## Your task
Reproduce all the material exactly, minus any pictures it holds.

## Dataset content

>>>

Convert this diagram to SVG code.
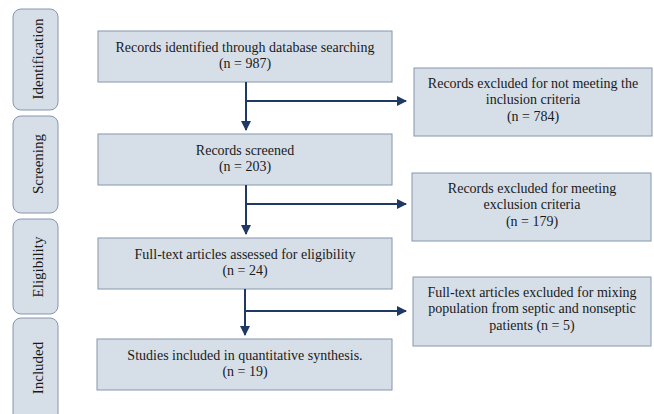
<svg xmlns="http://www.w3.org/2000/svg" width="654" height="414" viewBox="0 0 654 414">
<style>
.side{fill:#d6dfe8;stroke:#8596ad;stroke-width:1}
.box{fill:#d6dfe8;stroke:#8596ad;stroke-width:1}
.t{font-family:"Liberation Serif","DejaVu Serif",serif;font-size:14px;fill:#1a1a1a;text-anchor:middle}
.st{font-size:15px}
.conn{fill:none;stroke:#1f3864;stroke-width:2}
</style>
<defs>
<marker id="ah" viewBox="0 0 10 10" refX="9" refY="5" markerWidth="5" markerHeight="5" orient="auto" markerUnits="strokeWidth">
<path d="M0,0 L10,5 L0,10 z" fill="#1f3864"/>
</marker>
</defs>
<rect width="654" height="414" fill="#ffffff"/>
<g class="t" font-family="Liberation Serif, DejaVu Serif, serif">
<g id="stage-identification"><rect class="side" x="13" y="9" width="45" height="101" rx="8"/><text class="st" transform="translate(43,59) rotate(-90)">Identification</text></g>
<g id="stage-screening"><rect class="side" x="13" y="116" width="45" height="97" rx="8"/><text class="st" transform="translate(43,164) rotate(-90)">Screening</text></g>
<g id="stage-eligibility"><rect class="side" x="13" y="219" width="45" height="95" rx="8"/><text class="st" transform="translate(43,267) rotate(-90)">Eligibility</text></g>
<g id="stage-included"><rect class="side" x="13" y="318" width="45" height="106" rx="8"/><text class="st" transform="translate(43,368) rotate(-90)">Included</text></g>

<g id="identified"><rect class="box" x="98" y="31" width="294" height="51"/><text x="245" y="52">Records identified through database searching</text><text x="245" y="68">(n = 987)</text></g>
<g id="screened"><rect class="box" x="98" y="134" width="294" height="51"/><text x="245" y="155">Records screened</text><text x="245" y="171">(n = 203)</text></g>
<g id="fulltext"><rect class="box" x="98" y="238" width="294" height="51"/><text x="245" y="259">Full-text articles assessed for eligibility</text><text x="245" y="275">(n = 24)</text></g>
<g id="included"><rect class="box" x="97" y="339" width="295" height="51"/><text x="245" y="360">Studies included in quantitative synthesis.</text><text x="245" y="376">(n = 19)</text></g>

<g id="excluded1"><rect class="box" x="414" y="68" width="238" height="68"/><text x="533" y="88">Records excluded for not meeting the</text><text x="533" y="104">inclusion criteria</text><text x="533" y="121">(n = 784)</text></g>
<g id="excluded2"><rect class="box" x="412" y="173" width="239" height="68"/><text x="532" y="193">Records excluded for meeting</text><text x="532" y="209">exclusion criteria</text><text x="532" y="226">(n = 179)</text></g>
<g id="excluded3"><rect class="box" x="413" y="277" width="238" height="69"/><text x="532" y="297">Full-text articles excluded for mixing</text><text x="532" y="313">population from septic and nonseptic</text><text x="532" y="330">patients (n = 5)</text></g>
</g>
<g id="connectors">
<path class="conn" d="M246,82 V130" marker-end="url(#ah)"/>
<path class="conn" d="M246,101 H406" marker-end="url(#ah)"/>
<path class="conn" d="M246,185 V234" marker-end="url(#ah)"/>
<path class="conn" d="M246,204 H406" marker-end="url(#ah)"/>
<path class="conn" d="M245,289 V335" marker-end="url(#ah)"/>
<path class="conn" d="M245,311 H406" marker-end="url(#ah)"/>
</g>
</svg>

<<<

## Written answer
Convert this diagram to SVG code.
<svg xmlns="http://www.w3.org/2000/svg" width="654" height="414" viewBox="0 0 654 414">
<style>
.side{fill:#d6dfe8;stroke:#8596ad;stroke-width:1}
.box{fill:#d6dfe8;stroke:#8596ad;stroke-width:1}
.t{font-family:"Liberation Serif","DejaVu Serif",serif;font-size:14px;fill:#1a1a1a;text-anchor:middle}
.st{font-size:15px}
.conn{fill:none;stroke:#1f3864;stroke-width:2}
</style>
<defs>
<marker id="ah" viewBox="0 0 10 10" refX="9" refY="5" markerWidth="5" markerHeight="5" orient="auto" markerUnits="strokeWidth">
<path d="M0,0 L10,5 L0,10 z" fill="#1f3864"/>
</marker>
</defs>
<rect width="654" height="414" fill="#ffffff"/>
<g class="t" font-family="Liberation Serif, DejaVu Serif, serif">
<g id="stage-identification"><rect class="side" x="13" y="9" width="45" height="101" rx="8"/><text class="st" transform="translate(43,59) rotate(-90)">Identification</text></g>
<g id="stage-screening"><rect class="side" x="13" y="116" width="45" height="97" rx="8"/><text class="st" transform="translate(43,164) rotate(-90)">Screening</text></g>
<g id="stage-eligibility"><rect class="side" x="13" y="219" width="45" height="95" rx="8"/><text class="st" transform="translate(43,267) rotate(-90)">Eligibility</text></g>
<g id="stage-included"><rect class="side" x="13" y="318" width="45" height="106" rx="8"/><text class="st" transform="translate(43,368) rotate(-90)">Included</text></g>

<g id="identified"><rect class="box" x="98" y="31" width="294" height="51"/><text x="245" y="52">Records identified through database searching</text><text x="245" y="68">(n = 987)</text></g>
<g id="screened"><rect class="box" x="98" y="134" width="294" height="51"/><text x="245" y="155">Records screened</text><text x="245" y="171">(n = 203)</text></g>
<g id="fulltext"><rect class="box" x="98" y="238" width="294" height="51"/><text x="245" y="259">Full-text articles assessed for eligibility</text><text x="245" y="275">(n = 24)</text></g>
<g id="included"><rect class="box" x="97" y="339" width="295" height="51"/><text x="245" y="360">Studies included in quantitative synthesis.</text><text x="245" y="376">(n = 19)</text></g>

<g id="excluded1"><rect class="box" x="414" y="68" width="238" height="68"/><text x="533" y="88">Records excluded for not meeting the</text><text x="533" y="104">inclusion criteria</text><text x="533" y="121">(n = 784)</text></g>
<g id="excluded2"><rect class="box" x="412" y="173" width="239" height="68"/><text x="532" y="193">Records excluded for meeting</text><text x="532" y="209">exclusion criteria</text><text x="532" y="226">(n = 179)</text></g>
<g id="excluded3"><rect class="box" x="413" y="277" width="238" height="69"/><text x="532" y="297">Full-text articles excluded for mixing</text><text x="532" y="313">population from septic and nonseptic</text><text x="532" y="330">patients (n = 5)</text></g>
</g>
<g id="connectors">
<path class="conn" d="M246,82 V130" marker-end="url(#ah)"/>
<path class="conn" d="M246,101 H406" marker-end="url(#ah)"/>
<path class="conn" d="M246,185 V234" marker-end="url(#ah)"/>
<path class="conn" d="M246,204 H406" marker-end="url(#ah)"/>
<path class="conn" d="M245,289 V335" marker-end="url(#ah)"/>
<path class="conn" d="M245,311 H406" marker-end="url(#ah)"/>
</g>
</svg>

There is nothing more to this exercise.